RAW RECORDS.
## Begin

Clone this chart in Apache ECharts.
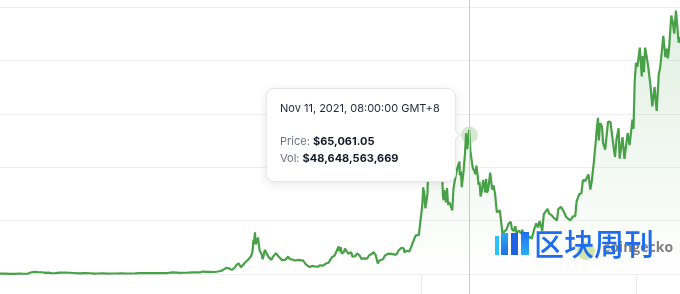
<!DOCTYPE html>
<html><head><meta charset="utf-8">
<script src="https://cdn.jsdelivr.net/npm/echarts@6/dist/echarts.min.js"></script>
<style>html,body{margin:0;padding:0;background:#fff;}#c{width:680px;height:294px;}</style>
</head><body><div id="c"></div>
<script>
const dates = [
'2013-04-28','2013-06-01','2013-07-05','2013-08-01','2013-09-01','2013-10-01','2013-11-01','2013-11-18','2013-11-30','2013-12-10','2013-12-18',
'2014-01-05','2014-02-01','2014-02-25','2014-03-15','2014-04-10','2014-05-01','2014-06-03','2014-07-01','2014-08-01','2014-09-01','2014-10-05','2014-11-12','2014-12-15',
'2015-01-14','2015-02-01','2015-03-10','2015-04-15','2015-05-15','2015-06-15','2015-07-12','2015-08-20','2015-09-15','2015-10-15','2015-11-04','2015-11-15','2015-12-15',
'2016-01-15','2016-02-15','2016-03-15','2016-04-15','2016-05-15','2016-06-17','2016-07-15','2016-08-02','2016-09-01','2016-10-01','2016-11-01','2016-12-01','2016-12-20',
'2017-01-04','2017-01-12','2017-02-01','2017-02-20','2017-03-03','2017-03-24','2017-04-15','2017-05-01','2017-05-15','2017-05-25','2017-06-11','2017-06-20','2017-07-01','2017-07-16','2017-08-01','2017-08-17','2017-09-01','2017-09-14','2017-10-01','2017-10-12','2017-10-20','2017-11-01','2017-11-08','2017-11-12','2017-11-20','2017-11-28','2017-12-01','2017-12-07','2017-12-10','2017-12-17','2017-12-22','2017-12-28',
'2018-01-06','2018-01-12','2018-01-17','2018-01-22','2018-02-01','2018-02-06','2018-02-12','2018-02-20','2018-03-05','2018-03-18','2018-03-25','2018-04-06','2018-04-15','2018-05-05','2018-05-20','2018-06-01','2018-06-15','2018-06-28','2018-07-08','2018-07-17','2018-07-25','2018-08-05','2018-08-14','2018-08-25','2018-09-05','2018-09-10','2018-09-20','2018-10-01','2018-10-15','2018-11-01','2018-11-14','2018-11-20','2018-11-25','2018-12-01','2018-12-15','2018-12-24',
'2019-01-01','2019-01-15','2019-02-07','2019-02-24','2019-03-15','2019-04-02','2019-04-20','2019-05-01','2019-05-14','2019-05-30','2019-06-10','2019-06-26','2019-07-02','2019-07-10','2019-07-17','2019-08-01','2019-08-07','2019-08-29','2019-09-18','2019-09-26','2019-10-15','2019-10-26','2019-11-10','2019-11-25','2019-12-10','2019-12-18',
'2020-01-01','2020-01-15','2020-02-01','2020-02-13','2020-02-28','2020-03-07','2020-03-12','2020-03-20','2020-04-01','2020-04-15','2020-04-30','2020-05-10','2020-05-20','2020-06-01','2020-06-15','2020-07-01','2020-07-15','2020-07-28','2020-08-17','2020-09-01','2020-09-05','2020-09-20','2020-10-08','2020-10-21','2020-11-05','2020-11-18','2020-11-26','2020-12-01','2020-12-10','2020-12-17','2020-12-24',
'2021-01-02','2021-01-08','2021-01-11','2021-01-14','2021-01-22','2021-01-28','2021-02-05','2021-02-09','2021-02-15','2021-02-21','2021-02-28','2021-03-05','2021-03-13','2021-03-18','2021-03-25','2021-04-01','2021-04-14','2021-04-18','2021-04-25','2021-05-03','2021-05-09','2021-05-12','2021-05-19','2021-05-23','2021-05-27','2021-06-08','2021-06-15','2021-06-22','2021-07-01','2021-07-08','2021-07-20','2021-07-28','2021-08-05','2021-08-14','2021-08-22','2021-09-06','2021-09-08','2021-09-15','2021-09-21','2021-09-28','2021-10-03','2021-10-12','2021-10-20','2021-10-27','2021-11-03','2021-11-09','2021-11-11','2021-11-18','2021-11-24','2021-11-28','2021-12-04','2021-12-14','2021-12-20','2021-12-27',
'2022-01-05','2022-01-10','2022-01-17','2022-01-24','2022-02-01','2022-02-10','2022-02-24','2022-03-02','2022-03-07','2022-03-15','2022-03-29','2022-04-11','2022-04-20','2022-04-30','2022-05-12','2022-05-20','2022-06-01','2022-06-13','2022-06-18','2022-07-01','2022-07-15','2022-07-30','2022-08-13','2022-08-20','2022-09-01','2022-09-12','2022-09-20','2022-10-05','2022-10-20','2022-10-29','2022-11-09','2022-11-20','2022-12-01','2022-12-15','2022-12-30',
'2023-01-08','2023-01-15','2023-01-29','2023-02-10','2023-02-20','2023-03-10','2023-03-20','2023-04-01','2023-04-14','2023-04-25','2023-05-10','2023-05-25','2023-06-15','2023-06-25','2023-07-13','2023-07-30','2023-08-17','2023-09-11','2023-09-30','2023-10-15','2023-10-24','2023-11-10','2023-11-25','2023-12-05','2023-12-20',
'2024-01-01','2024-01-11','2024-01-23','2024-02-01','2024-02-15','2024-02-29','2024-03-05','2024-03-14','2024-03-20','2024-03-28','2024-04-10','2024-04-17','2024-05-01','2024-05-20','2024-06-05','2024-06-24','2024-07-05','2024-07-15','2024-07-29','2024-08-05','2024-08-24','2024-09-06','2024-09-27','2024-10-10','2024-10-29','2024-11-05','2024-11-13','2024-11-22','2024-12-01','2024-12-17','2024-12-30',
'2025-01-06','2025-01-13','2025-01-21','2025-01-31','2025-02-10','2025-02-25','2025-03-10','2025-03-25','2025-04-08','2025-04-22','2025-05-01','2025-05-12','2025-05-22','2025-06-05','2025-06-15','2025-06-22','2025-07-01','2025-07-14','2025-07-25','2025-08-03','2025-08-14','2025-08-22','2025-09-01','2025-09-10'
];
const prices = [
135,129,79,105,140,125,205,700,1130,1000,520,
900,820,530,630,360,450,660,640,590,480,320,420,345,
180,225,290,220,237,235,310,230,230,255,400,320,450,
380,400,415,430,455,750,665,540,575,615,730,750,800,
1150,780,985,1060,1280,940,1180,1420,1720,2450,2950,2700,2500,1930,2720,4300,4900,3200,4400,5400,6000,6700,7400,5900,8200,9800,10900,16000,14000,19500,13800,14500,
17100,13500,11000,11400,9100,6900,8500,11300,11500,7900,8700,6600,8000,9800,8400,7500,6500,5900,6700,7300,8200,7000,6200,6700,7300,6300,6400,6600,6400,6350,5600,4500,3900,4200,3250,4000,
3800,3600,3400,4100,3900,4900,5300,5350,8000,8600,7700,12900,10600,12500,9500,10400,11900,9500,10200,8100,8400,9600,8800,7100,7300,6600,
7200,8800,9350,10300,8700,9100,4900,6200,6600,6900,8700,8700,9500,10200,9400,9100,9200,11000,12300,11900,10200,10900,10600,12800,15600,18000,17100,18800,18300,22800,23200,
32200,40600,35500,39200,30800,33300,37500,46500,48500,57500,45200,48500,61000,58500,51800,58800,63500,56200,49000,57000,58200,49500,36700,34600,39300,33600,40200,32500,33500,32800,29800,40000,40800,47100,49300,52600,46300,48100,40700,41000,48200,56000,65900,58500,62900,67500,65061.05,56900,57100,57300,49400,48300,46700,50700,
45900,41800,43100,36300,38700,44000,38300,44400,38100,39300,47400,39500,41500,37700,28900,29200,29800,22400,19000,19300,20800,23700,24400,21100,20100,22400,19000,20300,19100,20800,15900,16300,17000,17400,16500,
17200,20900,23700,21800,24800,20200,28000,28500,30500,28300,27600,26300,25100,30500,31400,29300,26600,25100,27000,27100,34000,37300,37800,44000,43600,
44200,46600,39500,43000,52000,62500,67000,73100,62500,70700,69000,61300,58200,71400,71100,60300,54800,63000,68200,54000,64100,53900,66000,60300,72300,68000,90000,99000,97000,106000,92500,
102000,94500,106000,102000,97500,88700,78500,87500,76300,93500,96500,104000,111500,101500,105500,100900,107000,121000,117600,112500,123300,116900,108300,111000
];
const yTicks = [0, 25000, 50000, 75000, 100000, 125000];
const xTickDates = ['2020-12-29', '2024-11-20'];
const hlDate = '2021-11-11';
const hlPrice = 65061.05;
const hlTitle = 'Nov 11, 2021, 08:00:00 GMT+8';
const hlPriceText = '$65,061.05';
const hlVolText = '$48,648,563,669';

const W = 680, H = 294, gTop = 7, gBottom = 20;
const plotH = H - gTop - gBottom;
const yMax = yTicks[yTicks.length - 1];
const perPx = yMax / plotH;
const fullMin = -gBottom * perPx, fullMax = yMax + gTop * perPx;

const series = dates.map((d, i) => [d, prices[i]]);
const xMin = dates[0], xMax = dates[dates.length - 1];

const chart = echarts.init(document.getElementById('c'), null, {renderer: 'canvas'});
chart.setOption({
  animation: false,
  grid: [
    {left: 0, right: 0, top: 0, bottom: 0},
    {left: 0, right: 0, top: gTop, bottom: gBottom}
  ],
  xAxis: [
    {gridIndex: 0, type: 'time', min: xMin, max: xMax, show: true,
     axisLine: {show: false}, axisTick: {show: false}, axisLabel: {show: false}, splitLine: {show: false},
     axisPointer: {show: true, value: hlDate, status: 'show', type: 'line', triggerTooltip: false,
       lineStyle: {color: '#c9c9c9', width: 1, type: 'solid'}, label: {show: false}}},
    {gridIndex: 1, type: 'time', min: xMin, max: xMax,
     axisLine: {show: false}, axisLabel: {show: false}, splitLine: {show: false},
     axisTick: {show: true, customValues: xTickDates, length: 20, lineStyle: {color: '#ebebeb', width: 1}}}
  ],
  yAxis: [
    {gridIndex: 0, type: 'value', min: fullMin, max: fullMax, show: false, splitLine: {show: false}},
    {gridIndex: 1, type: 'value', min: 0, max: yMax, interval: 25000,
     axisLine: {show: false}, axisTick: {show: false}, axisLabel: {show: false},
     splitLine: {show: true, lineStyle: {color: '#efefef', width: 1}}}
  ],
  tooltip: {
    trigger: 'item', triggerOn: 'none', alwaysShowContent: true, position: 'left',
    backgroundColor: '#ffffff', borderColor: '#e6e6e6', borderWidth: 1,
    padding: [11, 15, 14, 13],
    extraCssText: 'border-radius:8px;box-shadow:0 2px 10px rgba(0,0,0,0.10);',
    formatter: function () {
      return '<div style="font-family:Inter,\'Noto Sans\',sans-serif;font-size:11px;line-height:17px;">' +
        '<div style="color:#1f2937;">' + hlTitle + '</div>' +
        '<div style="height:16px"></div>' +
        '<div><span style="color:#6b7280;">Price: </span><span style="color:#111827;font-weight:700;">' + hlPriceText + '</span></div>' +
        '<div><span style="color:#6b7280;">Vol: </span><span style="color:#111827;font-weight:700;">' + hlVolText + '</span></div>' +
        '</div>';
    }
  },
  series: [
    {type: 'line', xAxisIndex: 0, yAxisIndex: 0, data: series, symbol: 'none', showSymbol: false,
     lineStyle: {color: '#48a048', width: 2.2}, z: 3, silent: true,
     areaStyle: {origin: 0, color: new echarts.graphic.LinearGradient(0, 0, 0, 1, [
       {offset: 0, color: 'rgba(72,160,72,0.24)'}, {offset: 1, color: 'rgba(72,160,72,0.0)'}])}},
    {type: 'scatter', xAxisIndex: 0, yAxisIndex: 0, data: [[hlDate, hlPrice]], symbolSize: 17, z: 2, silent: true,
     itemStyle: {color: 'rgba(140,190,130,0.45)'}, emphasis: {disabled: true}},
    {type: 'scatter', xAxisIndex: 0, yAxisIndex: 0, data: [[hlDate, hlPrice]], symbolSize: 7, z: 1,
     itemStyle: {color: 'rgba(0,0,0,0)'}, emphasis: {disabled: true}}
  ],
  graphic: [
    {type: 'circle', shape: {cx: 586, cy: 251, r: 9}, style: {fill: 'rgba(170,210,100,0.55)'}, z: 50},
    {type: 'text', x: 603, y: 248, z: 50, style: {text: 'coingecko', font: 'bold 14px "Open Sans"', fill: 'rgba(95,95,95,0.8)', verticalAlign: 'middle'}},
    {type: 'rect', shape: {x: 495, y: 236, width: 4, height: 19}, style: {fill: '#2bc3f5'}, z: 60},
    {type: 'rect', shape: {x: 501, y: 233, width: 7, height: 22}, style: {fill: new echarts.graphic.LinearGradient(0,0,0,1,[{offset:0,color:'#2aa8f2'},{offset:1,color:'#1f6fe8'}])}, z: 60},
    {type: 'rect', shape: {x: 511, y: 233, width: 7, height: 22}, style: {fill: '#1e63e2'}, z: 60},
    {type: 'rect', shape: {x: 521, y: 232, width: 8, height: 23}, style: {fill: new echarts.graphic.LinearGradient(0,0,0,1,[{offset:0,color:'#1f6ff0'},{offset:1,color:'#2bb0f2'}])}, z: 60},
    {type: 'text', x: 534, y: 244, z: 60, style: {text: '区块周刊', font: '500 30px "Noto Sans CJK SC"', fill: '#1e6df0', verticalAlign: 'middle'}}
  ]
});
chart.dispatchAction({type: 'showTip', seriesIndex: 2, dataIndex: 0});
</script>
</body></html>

## End
## Begin

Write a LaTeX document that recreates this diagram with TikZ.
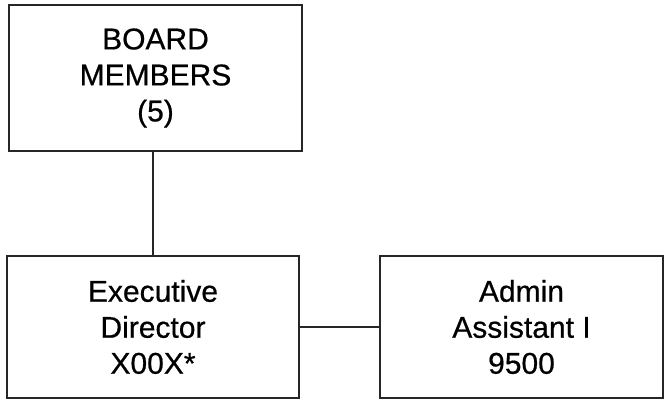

## End

BRIEF. Copy each line from the records above that includes the string "document".

FULL ANSWER.
const chart = echarts.init(document.getElementById('c'), null, {renderer: 'canvas'});
Write a LaTeX document that recreates this diagram with TikZ.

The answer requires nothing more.